WHAT IS ASKED:
It is required that the lines from the top of the listing through the line with "Chart.defaults.color = '#000';" be reproduced exactly, excluding pictures.
#### DATA SECTION
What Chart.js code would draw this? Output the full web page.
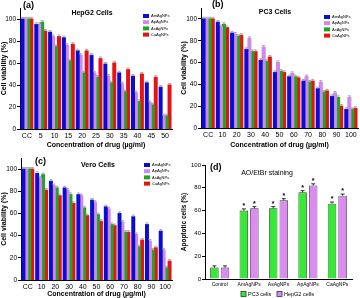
<!DOCTYPE html>
<html>
<head>
<meta charset="utf-8">
<script src="https://cdn.jsdelivr.net/npm/chart.js@4.4.1/dist/chart.umd.min.js"></script>
<style>
  body { margin: 0; background: #fff; width: 360px; height: 298px; overflow: hidden; position: relative; }
  canvas { position: absolute; }
</style>
</head>
<body>
<canvas id="chartA" width="180" height="149" style="left:0;top:0"></canvas>
<canvas id="chartB" width="180" height="149" style="left:180px;top:0"></canvas>
<canvas id="chartC" width="180" height="150" style="left:0;top:148px"></canvas>
<canvas id="chartD" width="180" height="150" style="left:180px;top:148px"></canvas>
<script>
const hepLabels = ['CC', '5', '10', '15', '20', '25', '30', '35', '40', '45', '50'];
const hepAm = [100, 95, 88, 83, 71, 67, 59, 51, 48, 42, 38];
const hepAp = [100, 95, 84, 76, 67, 51, 48, 41, 33, 24, 12];
const hepAs = [100, 97, 75, 62, 51, 47, 42, 34, 25, 22, 12];
const hepCa = [100, 89, 84, 77, 71, 64, 60, 54, 50, 47, 40];

const concLabels = ['CC', '10', '20', '30', '40', '50', '60', '70', '80', '90', '100'];
const pc3Am = [100, 97, 87, 72, 62, 51, 47, 43, 36, 29, 17];
const pc3Ap = [100, 93, 86, 82, 74, 60, 50, 47, 42, 32, 28];
const pc3As = [100, 95, 84, 70, 61, 52, 47, 42, 33, 28, 17];
const pc3Ca = [100, 92, 85, 70, 65, 51, 46, 43, 34, 20, 18];

const veroAm = [100, 96, 89, 83, 77, 72, 66, 60, 57, 50, 44];
const veroAp = [100, 92, 85, 81, 76, 70, 64, 52, 41, 35, 27];
const veroAs = [100, 95, 83, 77, 65, 59, 50, 43, 30, 27, 11];
const veroCa = [100, 81, 76, 69, 58, 53, 49, 43, 36, 29, 17];

const apoLabels = ['Control', 'AmAgNPs', 'AsAgNPs', 'ApAgNPs', 'CaAgNPs'];
const apoPC3 = [10, 60, 62, 76, 66];
const apoHep = [10, 62, 69, 82, 73];
const apoStar = [false, true, true, true, true];

const viabilityTicks = [0, 20, 40, 60, 80, 100];
const ERR = 1.5;

const FONT = '"Liberation Sans", Arial, sans-serif';
Chart.defaults.font.family = FONT;
Chart.defaults.color = '#000';

// small error bars (and stars) on top of every bar
const errorBars = {
  id: 'errorBars',
  afterDatasetsDraw(chart, args, o) {
    const ctx = chart.ctx;
    const y = chart.scales.y;
    chart.data.datasets.forEach((ds, i) => {
      chart.getDatasetMeta(i).data.forEach((bar, j) => {
        const top = y.getPixelForValue(ds.data[j] + o.err);
        ctx.save();
        ctx.strokeStyle = o.color;
        ctx.lineWidth = 0.8;
        ctx.beginPath();
        ctx.moveTo(bar.x, bar.y);
        ctx.lineTo(bar.x, top);
        ctx.moveTo(bar.x - o.cap, top);
        ctx.lineTo(bar.x + o.cap, top);
        ctx.stroke();
        if (o.stars && o.stars[j]) {
          ctx.fillStyle = '#000';
          ctx.font = 'bold 7px ' + FONT;
          ctx.textAlign = 'center';
          ctx.fillText('*', bar.x, top - 1);
        }
        ctx.restore();
      });
    });
  }
};

// panel tag, title and the little legend
const panelText = {
  id: 'panelText',
  afterDraw(chart, args, o) {
    const ctx = chart.ctx;
    ctx.save();
    ctx.fillStyle = '#000';
    ctx.textBaseline = 'middle';
    ctx.font = 'bold 9px ' + FONT;
    ctx.fillText(o.tag, o.tagX, o.tagY);
    ctx.font = o.titleFont;
    ctx.textAlign = 'center';
    ctx.fillText(o.title, o.titleX, o.titleY);
    ctx.textAlign = 'left';
    ctx.font = o.legendFont;
    chart.data.datasets.forEach((ds, i) => {
      const lx = o.legendX + i * o.legendDx;
      const ly = o.legendY + i * o.legendDy;
      ctx.fillStyle = ds.backgroundColor;
      ctx.fillRect(lx, ly - o.boxH / 2, o.boxW, o.boxH);
      if (ds.borderWidth) {
        ctx.strokeStyle = ds.borderColor;
        ctx.lineWidth = 0.8;
        ctx.strokeRect(lx, ly - o.boxH / 2, o.boxW, o.boxH);
      }
      ctx.fillStyle = '#000';
      ctx.fillText(ds.label, lx + o.boxW + 2, ly);
    });
    ctx.restore();
  }
};

function viabilityChart(id, labels, am, ap, as, ca, box, text) {
  return new Chart(document.getElementById(id), {
    type: 'bar',
    data: {
      labels: labels,
      datasets: [
        { label: 'AmAgNPs', data: am, backgroundColor: '#0b0bd6' },
        { label: 'ApAgNPs', data: ap, backgroundColor: '#cf8ae8' },
        { label: 'AsAgNPs', data: as, backgroundColor: '#1fa51f' },
        { label: 'CaAgNPs', data: ca, backgroundColor: '#e81212' }
      ]
    },
    options: {
      responsive: false,
      animation: false,
      devicePixelRatio: 1,
      layout: { padding: { top: box.top, right: box.right, left: 0, bottom: 0 } },
      datasets: { bar: { categoryPercentage: 0.86, barPercentage: 1, borderWidth: 0, inflateAmount: 0.5 } },
      scales: {
        x: {
          grid: { display: false, drawTicks: false },
          border: { color: '#000', width: 1 },
          ticks: { font: { size: 7 }, color: '#000', padding: 3, maxRotation: 0, autoSkip: false },
          title: { display: true, text: 'Concentration of drug (µg/ml)', font: { size: 7, weight: 'bold' }, color: '#000', padding: 0 },
          afterFit: s => { s.height = box.xh; }
        },
        y: {
          min: 0,
          max: 110,
          afterBuildTicks: s => { s.ticks = viabilityTicks.map(v => ({ value: v })); },
          ticks: { font: { size: 6.5 }, color: '#000', padding: 1 },
          grid: { drawOnChartArea: false, tickLength: 3, color: '#000' },
          border: { color: '#000', width: 1 },
          title: { display: true, text: 'Cell viability (%)', font: { size: 7, weight: 'bold' }, color: '#000', padding: 0 },
          afterFit: s => { s.width = box.yw; }
        }
      },
      plugins: {
        legend: { display: false },
        tooltip: { enabled: false },
        errorBars: { err: ERR, cap: 1.5, color: '#9a9a9a' },
        panelText: Object.assign({
          titleFont: 'bold 7px ' + FONT,
          legendFont: '4px ' + FONT,
          legendDx: 0, legendDy: 6.2, boxW: 6, boxH: 4
        }, text)
      }
    },
    plugins: [errorBars, panelText]
  });
}

viabilityChart('chartA', hepLabels, hepAm, hepAp, hepAs, hepCa,
  { top: 8, right: 8, yw: 20, xh: 20 },
  { tag: '(a)', tagX: 23, tagY: 6, title: 'HepG2 Cells', titleX: 92, titleY: 13, legendX: 143, legendY: 16 });

viabilityChart('chartB', concLabels, pc3Am, pc3Ap, pc3As, pc3Ca,
  { top: 8, right: 2, yw: 21, xh: 21 },
  { tag: '(b)', tagX: 32, tagY: 5, title: 'PC3 Cells', titleX: 95, titleY: 12, legendX: 144, legendY: 17 });

viabilityChart('chartC', concLabels, veroAm, veroAp, veroAs, veroCa,
  { top: 10, right: 8, yw: 21, xh: 18 },
  { tag: '(c)', tagX: 35, tagY: 14, title: 'Vero Cells', titleX: 98, titleY: 17, legendX: 144, legendY: 17 });

new Chart(document.getElementById('chartD'), {
  type: 'bar',
  data: {
    labels: apoLabels,
    datasets: [
      { label: 'PC3 cells', data: apoPC3, backgroundColor: '#35ea35', borderColor: '#333', borderWidth: 0.8 },
      { label: 'HepG2 cells', data: apoHep, backgroundColor: '#db8cf0', borderColor: '#333', borderWidth: 0.8 }
    ]
  },
  options: {
    responsive: false,
    animation: false,
    devicePixelRatio: 1,
    layout: { padding: { top: 17, right: 8, left: 0, bottom: 0 } },
    datasets: { bar: { categoryPercentage: 0.72, barPercentage: 0.8 } },
    scales: {
      x: {
        grid: { display: false, drawTicks: false },
        border: { color: '#000', width: 1 },
        ticks: { font: { size: 5 }, color: '#000', padding: 3, maxRotation: 0, autoSkip: false },
        afterFit: s => { s.height = 19; }
      },
      y: {
        min: 0,
        max: 100,
        ticks: { stepSize: 20, font: { size: 6 }, color: '#000', padding: 1 },
        grid: { drawOnChartArea: false, tickLength: 3, color: '#000' },
        border: { color: '#000', width: 1 },
        title: { display: true, text: 'Apoptotic cells (%)', font: { size: 6.5, weight: 'bold' }, color: '#000', padding: 0 },
        afterFit: s => { s.width = 25; }
      }
    },
    plugins: {
      legend: { display: false },
      tooltip: { enabled: false },
      errorBars: { err: ERR, cap: 2, color: '#000', stars: apoStar },
      panelText: {
        tag: '(d)', tagX: 30, tagY: 20,
        title: 'AO/EtBr staining', titleX: 87, titleY: 25, titleFont: '7px ' + FONT,
        legendFont: '5.5px ' + FONT, legendX: 61, legendY: 146, legendDx: 36, legendDy: 0, boxW: 5, boxH: 5
      }
    }
  },
  plugins: [errorBars, panelText]
});
</script>
</body>
</html>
########
THE OUTPUT:
What Chart.js code would draw this? Output the full web page.
<!DOCTYPE html>
<html>
<head>
<meta charset="utf-8">
<script src="https://cdn.jsdelivr.net/npm/chart.js@4.4.1/dist/chart.umd.min.js"></script>
<style>
  body { margin: 0; background: #fff; width: 360px; height: 298px; overflow: hidden; position: relative; }
  canvas { position: absolute; }
</style>
</head>
<body>
<canvas id="chartA" width="180" height="149" style="left:0;top:0"></canvas>
<canvas id="chartB" width="180" height="149" style="left:180px;top:0"></canvas>
<canvas id="chartC" width="180" height="150" style="left:0;top:148px"></canvas>
<canvas id="chartD" width="180" height="150" style="left:180px;top:148px"></canvas>
<script>
const hepLabels = ['CC', '5', '10', '15', '20', '25', '30', '35', '40', '45', '50'];
const hepAm = [100, 95, 88, 83, 71, 67, 59, 51, 48, 42, 38];
const hepAp = [100, 95, 84, 76, 67, 51, 48, 41, 33, 24, 12];
const hepAs = [100, 97, 75, 62, 51, 47, 42, 34, 25, 22, 12];
const hepCa = [100, 89, 84, 77, 71, 64, 60, 54, 50, 47, 40];

const concLabels = ['CC', '10', '20', '30', '40', '50', '60', '70', '80', '90', '100'];
const pc3Am = [100, 97, 87, 72, 62, 51, 47, 43, 36, 29, 17];
const pc3Ap = [100, 93, 86, 82, 74, 60, 50, 47, 42, 32, 28];
const pc3As = [100, 95, 84, 70, 61, 52, 47, 42, 33, 28, 17];
const pc3Ca = [100, 92, 85, 70, 65, 51, 46, 43, 34, 20, 18];

const veroAm = [100, 96, 89, 83, 77, 72, 66, 60, 57, 50, 44];
const veroAp = [100, 92, 85, 81, 76, 70, 64, 52, 41, 35, 27];
const veroAs = [100, 95, 83, 77, 65, 59, 50, 43, 30, 27, 11];
const veroCa = [100, 81, 76, 69, 58, 53, 49, 43, 36, 29, 17];

const apoLabels = ['Control', 'AmAgNPs', 'AsAgNPs', 'ApAgNPs', 'CaAgNPs'];
const apoPC3 = [10, 60, 62, 76, 66];
const apoHep = [10, 62, 69, 82, 73];
const apoStar = [false, true, true, true, true];

const viabilityTicks = [0, 20, 40, 60, 80, 100];
const ERR = 1.5;

const FONT = '"Liberation Sans", Arial, sans-serif';
Chart.defaults.font.family = FONT;
Chart.defaults.color = '#000';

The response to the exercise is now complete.